Under subsection (h) of the proposed version of Rule §45.101, retailers could offer coupons redeemable by the public for, or for a discount on, the purchase of alcoholic beverages. Such coupons must be underwritten by the retailer and may not be underwritten, funded, or marketed by a manufacturer or wholesaler. For those retailers selling alcohol for on-premise consumption, the proposed rule limits coupon redemption to one coupon per consumer per day and restricts offering coupons valid for more than one free or discounted drink per day. The proposed rule provides no such limitations for coupon redemption or offerings by off-premise retailers.

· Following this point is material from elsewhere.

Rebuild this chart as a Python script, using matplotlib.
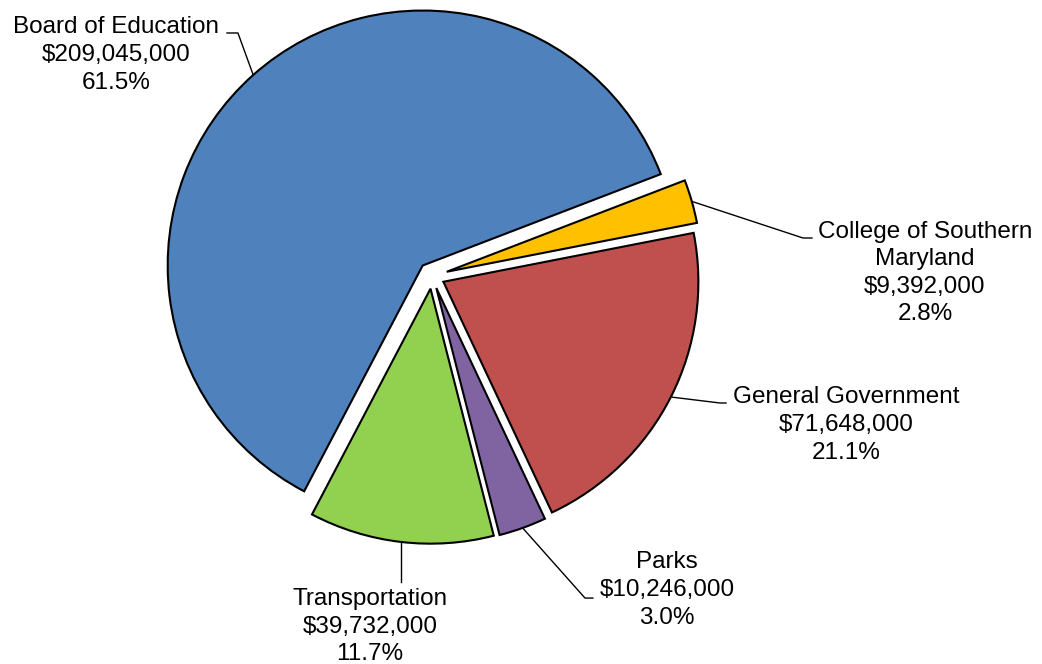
import numpy as np
import matplotlib.pyplot as plt

# data, ordered clockwise starting at the College slice
labels = ['College of Southern\nMaryland', 'General Government', 'Parks',
          'Transportation', 'Board of Education']
values = [9392000, 71648000, 10246000, 39732000, 209045000]
colors = ['#FFC000', '#C0504D', '#8064A2', '#92D050', '#4F81BD']
explode = [0.06, 0.05, 0.05, 0.05, 0.055]

# label placement: (elbow, line end, text centre) in data units (radius = 1)
# elbow x of None means a straight vertical drop from the slice
label_pos = [
    ((1.455, 0.149), (1.490, 0.149), (1.933, 0.012)),
    ((1.129, -0.498), (1.153, -0.498), (1.624, -0.584)),
    ((0.600, -1.263), (0.631, -1.263), (0.922, -1.231)),
    ((None, -1.200), (None, -1.200), (-0.243, -1.376)),
    ((-0.761, 0.953), (-0.804, 0.953), (-1.239, 0.867)),
]

plt.rcParams['font.family'] = ['Liberation Sans', 'DejaVu Sans']

fig = plt.figure(figsize=(10.42, 6.64), dpi=100)
ax = fig.add_axes([0, 0, 1, 1])

wedges, _ = ax.pie(values, colors=colors, explode=explode, startangle=21,
                   counterclock=False, radius=1,
                   wedgeprops=dict(edgecolor='black', linewidth=1.5))
ax.set_aspect('auto')
ax.set_xlim(-432 / 255, (1042 - 432) / 255)
ax.set_ylim(-388 / 255, (664 - 388) / 255)
ax.axis('off')

total = sum(values)
for w, lab, v, (elbow, end, txt) in zip(wedges, labels, values, label_pos):
    theta = np.deg2rad((w.theta1 + w.theta2) / 2)
    cx, cy = w.center
    sx, sy = cx + w.r * np.cos(theta), cy + w.r * np.sin(theta)
    ex = sx if elbow[0] is None else elbow[0]
    nx = sx if end[0] is None else end[0]
    ax.plot([sx, ex, nx], [sy, elbow[1], end[1]],
            color='black', lw=1, clip_on=False)
    s = '{}\n${:,.0f}\n{:.1f}%'.format(lab, v, v / total * 100)
    ax.text(txt[0], txt[1], s, ha='center', va='center', fontsize=17.5,
            linespacing=1.33, clip_on=False)

plt.savefig('out.png', dpi=100)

Manufacturers and wholesalers would also be able to offer coupons under the proposed rule, but the current restriction against offering coupons for the purchase of or discount on the purchase of alcoholic beverages stands, except when offered as part of a meal or hotel package or airline frequent flier program. Subsection (e) of the proposed rule would allow manufacturers and wholesalers to offer consumer coupons for discounts on the purchase price of any items they sell, excluding alcoholic beverages and non-alcoholic beverage products (defined as non-alcoholic beverages). We’re unclear why non-alcoholic beverage products are excluded, particularly since the statutory prohibition on the offer of coupons is limited to the purchase of alcoholic beverages and the rule requires redemption exclusively through the manufacturer or wholesaler. This exclusion also seems inconsistent with subsection (c) which restricts upper tier members from offering a coupon redeemable for a free non-alcoholic beverage product or item only if purchase of an alcoholic beverage is required. We would normally read such a restriction as allowing coupons for free non-alcoholic beverage products and items provided purchase an alcoholic beverage was not required. However, as noted above, subsection (e) restricts upper tier members from offering consumer coupons for non-alcoholic beverage products, which apparently leaves coupons for non-alcoholic beverage items (defined to exclude beverages).
Subsection (d) would authorize upper tier members to contract with a “non-alcoholic beverage manufacturer,” excluding retailers, to offer consumers a cross-merchandise coupon for a discount or rebate on a non-alcoholic item, excluding a “non-alcoholic beverage product that is not sold by an upper tier member.” We’re not sure what to make of these conditions, given the limited statutory prohibition noted above, or the subsection itself, which seemingly authorizes legal co-merchandising with products not regulated by the agency. Does “non-alcoholic beverage manufacturer” mean any manufacturer that does not produce alcoholic beverages, which we think is the intention, or are upper tier members limited to contracting for cross-merchandising with beverage manufacturers who produce only beverages that are non-alcoholic? Also, is the product exclusion meant for non-alcoholic beverage products sold by upper tier members, which is consistent with other subsections in the proposed rule, or those “not” sold by upper tier members, which is confusing. We’ll seek clarity and examples of cross-merchandising coupons at the meeting. Finally, the non-alcoholic beverage item manufacturer must fund and redeem the coupon and the coupon must make this clear; the manufacturer or wholesaler participating in the co-merchandising may not do so.
The proposed version of Rule §45.101 would allow retailers and manufacturers authorized to sell directly to consumers to offer loyalty programs to them. Loyalty programs could include discounts for both alcoholic beverage and non-alcoholic beverage products and must be available to all consumers. We question whether there is statutory authority for this latter restriction and plan to raise that with the TABC. Retailers and manufacturers authorized to sell for on-premise consumption would have limitations on accruing up to the value of, and redeeming more than, one free or discounted alcoholic beverage per day. There are no such limitations for loyalty programs offered by retailers or manufacturers conducting alcohol sales for off-premise consumption. There is a question how this rule would be applied to the holders of Wine & Beer Retailer’s, Winery, and Distillers permits, which authorize sales for on- and off-premise consumption.
Wrapping up, subjection (j) of the proposed Rule §45.101 is cause for some concern. It provides that permittees and licensees violating the coupon and loyalty program rules will “no longer have the privilege of offering the programs.” This strikes us as illegal. The Texas Alcoholic Beverage Code provides the sanctions the TABC is authorized to inflict, and nowhere that we can find in the Code does it allow the agency to restrict a licensee or permittee from engaging in otherwise lawful promotional activities, particularly not forever as this proposed subsection seems to indicate.